My question is regarding Exercise 1-22, which states:
If U is open and C $\subset$ U is compact, show that there is a compact set D such that C $\subset$ interior D and D $\subset$ U.
I could prove this result assuming U is a subset of Euclidean space. Is my assumption correct? Is this true for general spaces?
It holds for every locally compact $T_2$ topological space $(X,\mathcal{T})$ that
If $S \subseteq T \subseteq X$ with $S$ compact and $T$ open, there exists a pre-compact open $V$ with $S \subseteq V \subseteq V^- \subseteq T$.
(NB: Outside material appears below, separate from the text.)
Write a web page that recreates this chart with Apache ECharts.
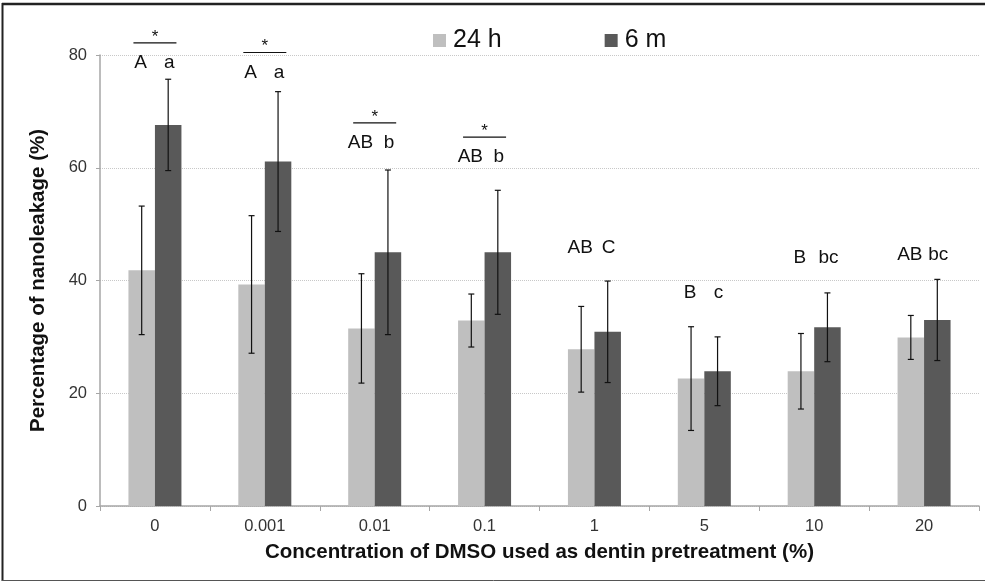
<!DOCTYPE html>
<html>
<head>
<meta charset="utf-8">
<title>Nanoleakage vs DMSO concentration</title>
<script src="https://cdn.jsdelivr.net/npm/echarts@6/dist/echarts.min.js"></script>
<style>
  html, body { margin: 0; padding: 0; background: #fff; }
  #chart { width: 985px; height: 582px; }
</style>
</head>
<body>
<div id="chart"></div>
<script>
// DMSO concentrations (%) used as dentin pretreatment
const categories = ['0', '0.001', '0.01', '0.1', '1', '5', '10', '20'];

// Mean nanoleakage (%) and standard deviations
const mean24h = [41.8, 39.3, 31.5, 32.9, 27.8, 22.6, 23.9, 29.9];
const sd24h   = [11.4, 12.2,  9.7,  4.7,  7.6,  9.2,  6.7,  3.9];
const mean6m  = [67.6, 61.1, 45.0, 45.0, 30.9, 23.9, 31.7, 33.0];
const sd6m    = [ 8.1, 12.4, 14.6, 11.0,  9.0,  6.1,  6.1,  7.2];

// Statistical grouping letters (upper case: 24 h, lower case: 6 m)
const letters24h = ['A', 'A', 'AB', 'AB', 'AB', 'B', 'B', 'AB'];
const letters6m  = ['a', 'a', 'b', 'b', 'C', 'c', 'bc', 'bc'];
// Significant difference between storage times
const significant = [true, true, true, true, false, false, false, false];

const yTicks = [0, 20, 40, 60, 80];

// Layout constants
const BAR_W = 26.5;
const CAP_W = 6;
// Height (axis units) at which the grouping letters sit above each pair
const letterLevel = [78.6, 76.9, 64.4, 61.9, 45.8, 37.8, 44.0, 44.5];

const FONT = 'Liberation Sans, Arial, sans-serif';
const LIGHT = '#bfbfbf';
const DARK = '#595959';

function errorBarSeries(means, sds, side) {
  return {
    type: 'custom',
    silent: true,
    z: 5,
    data: means.map((m, i) => [i, m - sds[i], m + sds[i]]),
    renderItem: function (params, api) {
      const lo = api.coord([api.value(0), api.value(1)]);
      const hi = api.coord([api.value(0), api.value(2)]);
      const x = lo[0] + side * BAR_W / 2;
      const st = { stroke: '#111', lineWidth: 1.2 };
      return {
        type: 'group',
        children: [
          { type: 'line', shape: { x1: x, y1: hi[1], x2: x, y2: lo[1] }, style: st },
          { type: 'line', shape: { x1: x - CAP_W / 2, y1: hi[1], x2: x + CAP_W / 2, y2: hi[1] }, style: st },
          { type: 'line', shape: { x1: x - CAP_W / 2, y1: lo[1], x2: x + CAP_W / 2, y2: lo[1] }, style: st }
        ]
      };
    }
  };
}

const annotationSeries = {
  type: 'custom',
  silent: true,
  clip: false,
  z: 6,
  data: categories.map((c, i) => [i, letterLevel[i]]),
  renderItem: function (params, api) {
    const i = api.value(0);
    const p = api.coord([i, api.value(1)]);
    const txt = { fontFamily: FONT, fontSize: 19, fill: '#111', align: 'center', verticalAlign: 'middle' };
    const children = [
      { type: 'text', x: p[0] - BAR_W / 2 - 1, y: p[1], style: Object.assign({ text: letters24h[i] }, txt) },
      { type: 'text', x: p[0] + BAR_W / 2 + 1, y: p[1], style: Object.assign({ text: letters6m[i] }, txt) }
    ];
    if (significant[i]) {
      const ly = p[1] - 20;
      children.push({ type: 'line', shape: { x1: p[0] - 21.5, y1: ly, x2: p[0] + 21.5, y2: ly }, style: { stroke: '#111', lineWidth: 1.2 } });
      children.push({ type: 'text', x: p[0], y: ly - 6, style: { text: '*', fontFamily: FONT, fontSize: 17, fill: '#111', align: 'center', verticalAlign: 'middle' } });
    }
    return { type: 'group', children: children };
  }
};

const chart = echarts.init(document.getElementById('chart'), null, { renderer: 'canvas' });

chart.setOption({
  animation: false,
  backgroundColor: '#fff',
  textStyle: { fontFamily: FONT },
  grid: { left: 100, right: 6, top: 55, bottom: 76 },
  legend: {
    top: 28,
    left: 433,
    padding: 0,
    itemWidth: 13,
    itemHeight: 13,
    itemGap: 103,
    icon: 'rect',
    textStyle: { fontFamily: FONT, fontSize: 25, color: '#111', padding: [2, 0, 0, 2] },
    data: ['24 h', '6 m']
  },
  xAxis: {
    type: 'category',
    data: categories,
    name: 'Concentration of DMSO used as dentin pretreatment (%)',
    nameLocation: 'middle',
    nameGap: 36,
    nameTextStyle: { fontFamily: FONT, fontSize: 20.5, fontWeight: 'bold', color: '#111' },
    axisLine: { lineStyle: { color: '#a6a6a6', width: 1.5 } },
    axisTick: { show: true, length: 5, lineStyle: { color: '#a6a6a6' } },
    axisLabel: { fontFamily: FONT, fontSize: 16.5, color: '#333', margin: 12 }
  },
  yAxis: {
    type: 'value',
    min: 0,
    max: 80,
    interval: 20,
    name: 'Percentage of nanoleakage (%)',
    nameLocation: 'middle',
    nameGap: 51,
    nameTextStyle: { fontFamily: FONT, fontSize: 20.5, fontWeight: 'bold', color: '#111' },
    axisLine: { show: true, lineStyle: { color: '#a6a6a6', width: 1.5 } },
    axisTick: { show: true, length: 4, lineStyle: { color: '#a6a6a6' } },
    axisLabel: {
      fontFamily: FONT, fontSize: 16.5, color: '#333', margin: 13,
      formatter: v => (yTicks.indexOf(v) >= 0 ? String(v) : '')
    },
    splitLine: { show: true, lineStyle: { color: '#c8c8c8', type: 'dotted', width: 1 } }
  },
  graphic: [
    { type: 'line', shape: { x1: 2, y1: 4, x2: 985, y2: 4 }, style: { stroke: '#222', lineWidth: 2.5 }, z: 100 },
    { type: 'line', shape: { x1: 2.5, y1: 3, x2: 2.5, y2: 581 }, style: { stroke: '#222', lineWidth: 2 }, z: 100 },
    { type: 'line', shape: { x1: 2, y1: 580.5, x2: 985, y2: 580.5 }, style: { stroke: '#555', lineWidth: 1 }, z: 100 }
  ],
  series: [
    {
      name: '24 h',
      type: 'bar',
      data: mean24h,
      barWidth: BAR_W,
      barGap: '0%',
      itemStyle: { color: LIGHT }
    },
    {
      name: '6 m',
      type: 'bar',
      data: mean6m,
      barWidth: BAR_W,
      barGap: '0%',
      itemStyle: { color: DARK }
    },
    errorBarSeries(mean24h, sd24h, -1),
    errorBarSeries(mean6m, sd6m, 1),
    annotationSeries
  ]
});
</script>
</body>
</html>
This is a immediate consequence that $(X,\mathcal{T})$ has a compact local basis. Indeed, for each $x \in S$, there exists a compact neighbourhood $U(x) \ni x$ with $U(x) \subseteq T$. Then $\left(U(x)^\circ\right)_{x \in S}$ forms an open cover of $S$ for which there is a finite sub-cover $(U_j^\circ)_{j=0}^{m-1}$. Define $V = \bigcup_{j=0}^{m-1} U_j^\circ$. Then $S\subseteq V$, and $V^- \subseteq \bigcup_{j=0}^{m-1} U_j$ is a subset of a compact set, and hence compact. Therefore $V$ is pre-compact.